## [What to work on]
Reproduce exactly the lines below, from the first one through the line containing "plt.rcParams['font.serif'] = ['Liberation", and omit any pictures.

## [Information shown]

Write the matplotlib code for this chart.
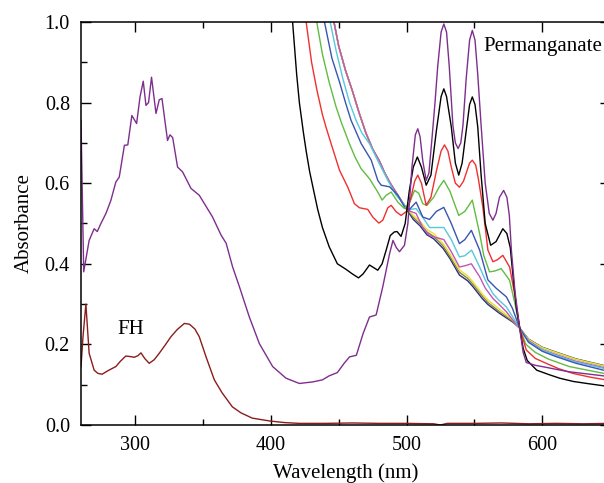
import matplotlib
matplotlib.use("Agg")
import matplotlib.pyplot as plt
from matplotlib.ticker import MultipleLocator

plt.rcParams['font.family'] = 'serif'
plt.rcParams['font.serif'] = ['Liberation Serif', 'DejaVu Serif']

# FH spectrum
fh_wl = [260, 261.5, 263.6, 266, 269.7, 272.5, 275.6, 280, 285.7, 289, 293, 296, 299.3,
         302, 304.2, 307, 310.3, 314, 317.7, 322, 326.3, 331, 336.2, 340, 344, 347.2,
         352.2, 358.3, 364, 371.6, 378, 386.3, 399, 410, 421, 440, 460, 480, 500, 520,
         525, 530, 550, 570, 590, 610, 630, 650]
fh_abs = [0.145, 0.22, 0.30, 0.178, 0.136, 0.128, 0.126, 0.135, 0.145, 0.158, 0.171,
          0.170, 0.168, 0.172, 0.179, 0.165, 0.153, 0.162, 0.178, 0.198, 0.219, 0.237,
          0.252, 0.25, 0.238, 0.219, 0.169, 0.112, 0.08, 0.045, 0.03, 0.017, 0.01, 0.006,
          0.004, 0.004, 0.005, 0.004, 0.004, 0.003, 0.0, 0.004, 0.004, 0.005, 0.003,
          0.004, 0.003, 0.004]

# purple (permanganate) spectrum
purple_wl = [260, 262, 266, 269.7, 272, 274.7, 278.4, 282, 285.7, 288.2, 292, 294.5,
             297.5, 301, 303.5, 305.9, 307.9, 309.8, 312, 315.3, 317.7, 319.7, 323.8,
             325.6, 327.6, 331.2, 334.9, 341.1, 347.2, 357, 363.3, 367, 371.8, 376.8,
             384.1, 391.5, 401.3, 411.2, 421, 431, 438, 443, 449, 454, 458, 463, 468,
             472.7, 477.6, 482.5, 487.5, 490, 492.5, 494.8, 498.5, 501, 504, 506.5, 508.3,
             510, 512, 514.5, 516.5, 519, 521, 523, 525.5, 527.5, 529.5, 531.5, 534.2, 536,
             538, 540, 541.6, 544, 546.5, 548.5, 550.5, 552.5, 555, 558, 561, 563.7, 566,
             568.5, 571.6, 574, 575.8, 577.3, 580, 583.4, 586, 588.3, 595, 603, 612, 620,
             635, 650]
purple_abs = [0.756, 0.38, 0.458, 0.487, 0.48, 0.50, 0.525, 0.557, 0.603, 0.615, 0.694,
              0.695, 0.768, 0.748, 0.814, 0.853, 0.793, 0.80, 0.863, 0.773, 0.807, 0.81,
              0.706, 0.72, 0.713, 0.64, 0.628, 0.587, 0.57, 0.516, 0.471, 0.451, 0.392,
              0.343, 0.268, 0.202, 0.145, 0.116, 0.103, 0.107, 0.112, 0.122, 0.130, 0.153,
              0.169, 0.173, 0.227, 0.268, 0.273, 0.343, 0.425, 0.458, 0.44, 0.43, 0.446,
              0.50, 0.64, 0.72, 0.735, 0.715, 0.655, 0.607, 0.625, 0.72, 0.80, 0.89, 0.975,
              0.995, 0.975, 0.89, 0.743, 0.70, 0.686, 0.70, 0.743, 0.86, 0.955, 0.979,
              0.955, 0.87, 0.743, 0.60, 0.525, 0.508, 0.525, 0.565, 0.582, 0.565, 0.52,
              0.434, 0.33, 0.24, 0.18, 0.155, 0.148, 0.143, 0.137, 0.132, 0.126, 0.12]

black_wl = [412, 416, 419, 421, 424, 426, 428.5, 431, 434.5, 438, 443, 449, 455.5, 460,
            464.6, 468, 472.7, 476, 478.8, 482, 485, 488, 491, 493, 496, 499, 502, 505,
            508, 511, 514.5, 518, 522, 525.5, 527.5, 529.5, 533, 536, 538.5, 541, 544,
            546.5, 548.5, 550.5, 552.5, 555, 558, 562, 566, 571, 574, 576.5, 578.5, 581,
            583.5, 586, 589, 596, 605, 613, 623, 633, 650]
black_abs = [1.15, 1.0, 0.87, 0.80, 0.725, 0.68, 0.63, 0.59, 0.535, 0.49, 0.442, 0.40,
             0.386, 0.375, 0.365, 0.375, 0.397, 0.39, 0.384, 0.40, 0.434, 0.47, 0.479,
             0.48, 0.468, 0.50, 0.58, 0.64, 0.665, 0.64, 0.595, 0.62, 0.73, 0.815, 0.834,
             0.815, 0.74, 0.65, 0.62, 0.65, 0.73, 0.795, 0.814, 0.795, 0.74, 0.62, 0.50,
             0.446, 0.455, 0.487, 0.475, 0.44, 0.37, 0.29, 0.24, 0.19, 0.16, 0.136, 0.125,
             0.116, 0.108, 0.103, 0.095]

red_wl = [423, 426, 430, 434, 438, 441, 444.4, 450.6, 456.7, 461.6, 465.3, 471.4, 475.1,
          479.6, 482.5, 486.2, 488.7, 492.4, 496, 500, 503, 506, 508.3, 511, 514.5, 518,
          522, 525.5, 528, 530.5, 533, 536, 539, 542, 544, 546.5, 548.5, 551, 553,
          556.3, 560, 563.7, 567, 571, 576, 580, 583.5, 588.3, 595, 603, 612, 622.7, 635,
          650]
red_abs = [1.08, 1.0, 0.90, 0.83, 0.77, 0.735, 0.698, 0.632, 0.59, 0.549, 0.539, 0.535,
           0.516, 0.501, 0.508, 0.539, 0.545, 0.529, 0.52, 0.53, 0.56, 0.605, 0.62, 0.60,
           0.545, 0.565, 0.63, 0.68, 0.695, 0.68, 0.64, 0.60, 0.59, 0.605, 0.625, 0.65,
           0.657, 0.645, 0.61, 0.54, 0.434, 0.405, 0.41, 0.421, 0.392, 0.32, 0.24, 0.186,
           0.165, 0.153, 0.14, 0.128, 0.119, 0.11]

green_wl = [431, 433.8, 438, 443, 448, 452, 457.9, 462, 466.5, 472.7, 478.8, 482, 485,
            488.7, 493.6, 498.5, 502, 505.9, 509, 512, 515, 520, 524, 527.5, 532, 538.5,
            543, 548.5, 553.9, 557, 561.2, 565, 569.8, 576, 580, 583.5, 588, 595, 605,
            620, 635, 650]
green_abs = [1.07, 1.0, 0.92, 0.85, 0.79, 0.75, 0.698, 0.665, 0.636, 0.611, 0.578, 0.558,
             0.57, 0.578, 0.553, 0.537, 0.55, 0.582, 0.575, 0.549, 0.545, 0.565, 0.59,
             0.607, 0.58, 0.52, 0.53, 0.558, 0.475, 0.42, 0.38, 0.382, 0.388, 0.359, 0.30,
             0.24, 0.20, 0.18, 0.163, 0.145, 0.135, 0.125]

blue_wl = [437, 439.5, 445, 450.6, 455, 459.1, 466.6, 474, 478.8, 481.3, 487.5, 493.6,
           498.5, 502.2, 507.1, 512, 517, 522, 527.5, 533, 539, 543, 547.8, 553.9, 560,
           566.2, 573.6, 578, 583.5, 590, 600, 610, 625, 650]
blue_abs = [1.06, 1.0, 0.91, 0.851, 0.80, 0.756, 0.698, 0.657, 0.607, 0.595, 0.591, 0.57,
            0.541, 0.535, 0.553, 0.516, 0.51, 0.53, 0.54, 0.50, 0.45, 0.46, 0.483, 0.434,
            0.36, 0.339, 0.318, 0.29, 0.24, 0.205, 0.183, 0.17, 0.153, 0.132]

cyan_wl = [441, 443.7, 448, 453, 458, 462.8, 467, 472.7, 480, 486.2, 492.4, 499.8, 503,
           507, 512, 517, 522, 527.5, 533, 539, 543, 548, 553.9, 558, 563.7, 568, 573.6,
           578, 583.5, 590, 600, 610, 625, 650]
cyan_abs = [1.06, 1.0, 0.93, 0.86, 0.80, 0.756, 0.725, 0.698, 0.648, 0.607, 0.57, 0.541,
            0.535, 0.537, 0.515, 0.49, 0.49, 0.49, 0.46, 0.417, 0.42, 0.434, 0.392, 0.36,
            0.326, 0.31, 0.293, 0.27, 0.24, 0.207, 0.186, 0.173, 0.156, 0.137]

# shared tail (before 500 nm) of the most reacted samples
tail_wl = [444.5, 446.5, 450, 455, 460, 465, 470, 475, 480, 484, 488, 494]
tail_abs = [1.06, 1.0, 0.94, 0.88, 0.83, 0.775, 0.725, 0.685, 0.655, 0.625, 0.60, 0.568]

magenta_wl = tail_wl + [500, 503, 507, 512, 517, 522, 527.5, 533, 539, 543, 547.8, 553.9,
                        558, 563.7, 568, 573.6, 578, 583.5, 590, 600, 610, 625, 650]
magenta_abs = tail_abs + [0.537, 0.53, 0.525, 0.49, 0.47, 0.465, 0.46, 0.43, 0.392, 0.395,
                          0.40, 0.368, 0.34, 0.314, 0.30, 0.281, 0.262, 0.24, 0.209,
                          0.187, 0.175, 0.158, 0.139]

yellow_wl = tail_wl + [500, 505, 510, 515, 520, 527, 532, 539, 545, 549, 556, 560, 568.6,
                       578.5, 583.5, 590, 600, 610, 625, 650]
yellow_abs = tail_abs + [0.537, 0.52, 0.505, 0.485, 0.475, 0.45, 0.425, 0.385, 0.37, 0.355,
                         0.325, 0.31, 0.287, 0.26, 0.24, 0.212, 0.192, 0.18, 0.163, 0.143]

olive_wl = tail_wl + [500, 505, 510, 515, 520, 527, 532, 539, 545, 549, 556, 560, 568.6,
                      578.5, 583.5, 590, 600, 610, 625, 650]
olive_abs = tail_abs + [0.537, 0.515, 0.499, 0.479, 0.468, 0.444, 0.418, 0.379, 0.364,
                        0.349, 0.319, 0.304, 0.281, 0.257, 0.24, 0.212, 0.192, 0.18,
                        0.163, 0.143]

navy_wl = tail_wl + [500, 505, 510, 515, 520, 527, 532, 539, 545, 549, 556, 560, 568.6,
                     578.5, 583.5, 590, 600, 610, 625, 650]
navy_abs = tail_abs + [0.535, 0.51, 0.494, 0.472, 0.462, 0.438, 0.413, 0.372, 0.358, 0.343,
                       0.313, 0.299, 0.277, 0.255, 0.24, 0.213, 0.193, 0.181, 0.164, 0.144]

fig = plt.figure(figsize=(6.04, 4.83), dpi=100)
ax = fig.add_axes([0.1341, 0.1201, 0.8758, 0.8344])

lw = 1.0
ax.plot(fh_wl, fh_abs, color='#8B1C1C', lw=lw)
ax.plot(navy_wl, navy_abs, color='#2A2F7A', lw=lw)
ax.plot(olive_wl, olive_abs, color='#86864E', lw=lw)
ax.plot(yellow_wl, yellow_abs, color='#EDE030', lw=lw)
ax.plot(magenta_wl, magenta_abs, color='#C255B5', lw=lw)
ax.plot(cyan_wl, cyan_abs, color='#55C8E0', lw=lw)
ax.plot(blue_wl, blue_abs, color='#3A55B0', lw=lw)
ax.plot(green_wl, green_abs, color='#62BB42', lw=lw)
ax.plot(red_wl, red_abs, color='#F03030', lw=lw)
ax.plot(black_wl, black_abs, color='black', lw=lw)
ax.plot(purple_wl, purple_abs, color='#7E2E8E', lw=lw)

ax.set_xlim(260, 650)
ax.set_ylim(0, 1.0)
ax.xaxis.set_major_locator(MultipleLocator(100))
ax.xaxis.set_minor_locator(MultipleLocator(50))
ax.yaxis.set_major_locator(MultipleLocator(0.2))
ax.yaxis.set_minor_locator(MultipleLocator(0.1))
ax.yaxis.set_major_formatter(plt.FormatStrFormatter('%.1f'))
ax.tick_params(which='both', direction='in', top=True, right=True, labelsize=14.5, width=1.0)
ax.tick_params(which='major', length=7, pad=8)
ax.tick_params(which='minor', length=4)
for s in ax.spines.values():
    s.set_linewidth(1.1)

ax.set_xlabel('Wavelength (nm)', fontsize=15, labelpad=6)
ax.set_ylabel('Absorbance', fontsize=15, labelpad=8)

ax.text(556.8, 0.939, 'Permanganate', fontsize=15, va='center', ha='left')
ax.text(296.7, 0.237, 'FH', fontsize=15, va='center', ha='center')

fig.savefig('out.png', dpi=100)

## [Completed task]
Write the matplotlib code for this chart.
import matplotlib
matplotlib.use("Agg")
import matplotlib.pyplot as plt
from matplotlib.ticker import MultipleLocator

plt.rcParams['font.family'] = 'serif'
plt.rcParams['font.serif'] = ['Liberation Serif', 'DejaVu Serif']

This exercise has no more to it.